Midway through his keynote address (the video of his speech is embedded above and starts around the 19-minute mark) he vowed to improve public education with a focus on low-income students and students of color.

Over the next five years, Gates said the investment would mostly go toward developing new curricula and building "networks of schools." He's hoping data-driven systems will help students, teachers, and districts learn what's working and what's not. He cited successful programs already implemented at schools that helped students discover college options and English language learners catch up to their peers.

He said he feels like classroom lesson plans and curricula are underfunded, so that's where he wants to push money. He wants to give teachers more resources to teach and get everyone caught up to standard levels.

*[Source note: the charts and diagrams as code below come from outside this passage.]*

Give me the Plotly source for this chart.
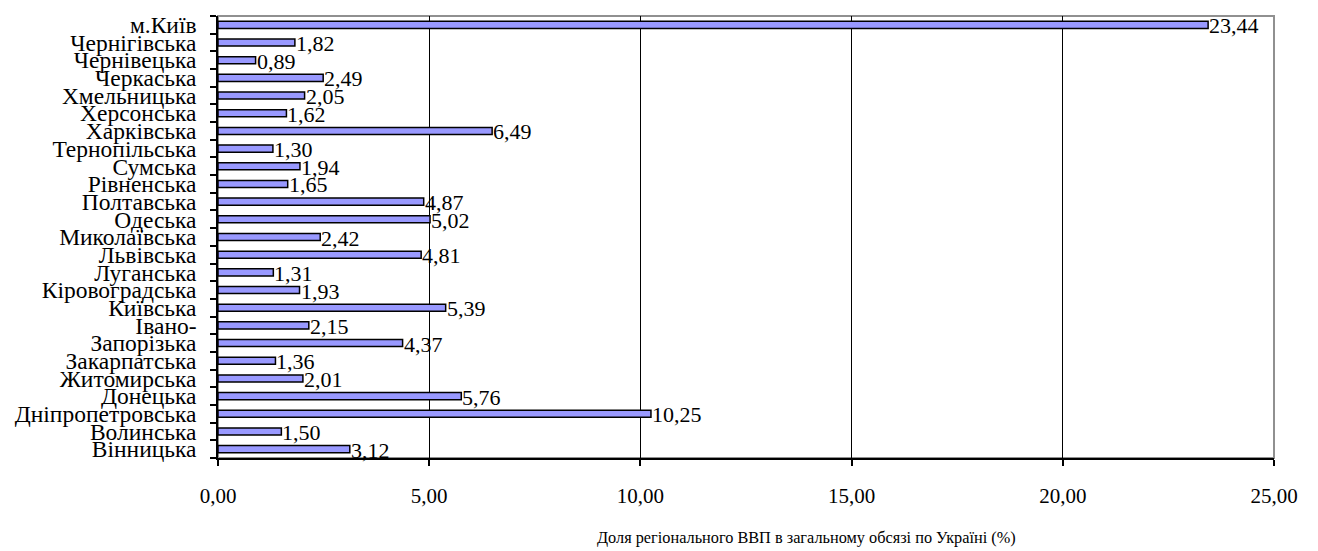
import plotly.graph_objects as go

regions = ["Вінницька", "Волинська", "Дніпропетровська", "Донецька", "Житомирська",
           "Закарпатська", "Запорізька", "Івано-", "Київська", "Кіровоградська",
           "Луганська", "Львівська", "Миколаївська", "Одеська", "Полтавська",
           "Рівненська", "Сумська", "Тернопільська", "Харківська", "Херсонська",
           "Хмельницька", "Черкаська", "Чернівецька", "Чернігівська", "м.Київ"]
shares = [3.12, 1.50, 10.25, 5.76, 2.01, 1.36, 4.37, 2.15, 5.39, 1.93,
          1.31, 4.81, 2.42, 5.02, 4.87, 1.65, 1.94, 1.30, 6.49, 1.62,
          2.05, 2.49, 0.89, 1.82, 23.44]
x_ticks = [0, 5, 10, 15, 20, 25]
x_title = "Доля регіонального ВВП в загальному обсязі по Україні (%)"

FONT = "Liberation Serif"

fig = go.Figure()
fig.add_trace(go.Bar(
    y=regions, x=shares, orientation="h", width=0.4,
    marker=dict(color="#9999FF", line=dict(color="black", width=1.5)),
    hoverinfo="x+y",
))

for r, v in zip(regions, shares):
    fig.add_annotation(x=v, y=r, text=f"{v:.2f}".replace(".", ","),
                       xanchor="left", yanchor="middle", showarrow=False,
                       xshift=-1, yshift=-1,
                       font=dict(family=FONT, size=22, color="black"))

# axis title, placed right of centre as in the original
fig.add_annotation(x=0.557, y=0, xref="paper", yref="paper", text=x_title,
                   xanchor="center", yanchor="middle", showarrow=False,
                   yshift=-79, font=dict(family=FONT, size=16.3, color="black"))

fig.update_layout(
    width=1310, height=543,
    margin=dict(l=210, r=44, t=4, b=93),
    paper_bgcolor="white", plot_bgcolor="white",
    separators=", ",
    showlegend=False,
    font=dict(family=FONT, color="black"),
    shapes=[dict(type="rect", xref="paper", yref="paper", x0=0, y0=0, x1=1, y1=1,
                 line=dict(color="#909090", width=2), layer="below")],
)
fig.update_xaxes(
    range=[0, 25], tickvals=x_ticks, tickformat=".2f",
    showgrid=True, gridcolor="black", gridwidth=1,
    showline=True, linecolor="black", linewidth=1.5,
    ticks="outside", ticklen=6, tickcolor="black", tickwidth=1.5,
    ticklabelstandoff=12,
    tickfont=dict(family=FONT, size=21, color="black"),
    zeroline=False,
)
fig.update_yaxes(
    categoryorder="array", categoryarray=regions,
    range=[-0.5, len(regions) - 0.5],
    tickmode="linear", tick0=0, dtick=1,
    tickson="boundaries",
    showline=True, linecolor="black", linewidth=1.5,
    ticks="outside", ticklen=6, tickcolor="black", tickwidth=1.5,
    ticklabelstandoff=15,
    tickfont=dict(family=FONT, size=23.5, color="black"),
    showgrid=False,
)

fig.write_html("out.html")
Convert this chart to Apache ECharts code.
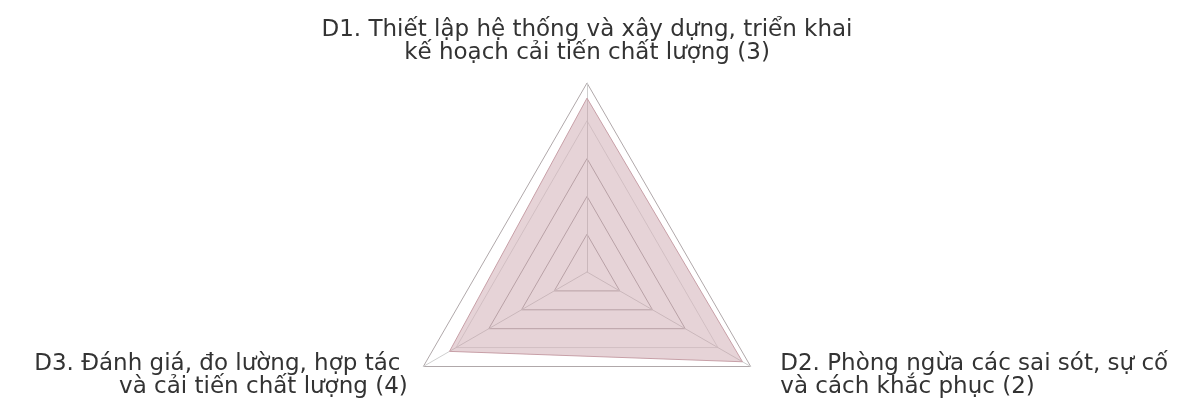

Other portions of the money will go toward special-needs students and charter school programming -- about 15 percent of the total. He didn't go too much into specifics but talked a lot about data and research.

The Bill & Melinda Gates Foundation has already put $3.4 billion toward public education, according to the Washington Post.

Gates spoke about helping with education over the past 17 years. "U.S. education is without a doubt one of the most challenging areas for our foundation," he said. "It takes a long-term commitment ... looking at the data, applying that to ourselves, as well."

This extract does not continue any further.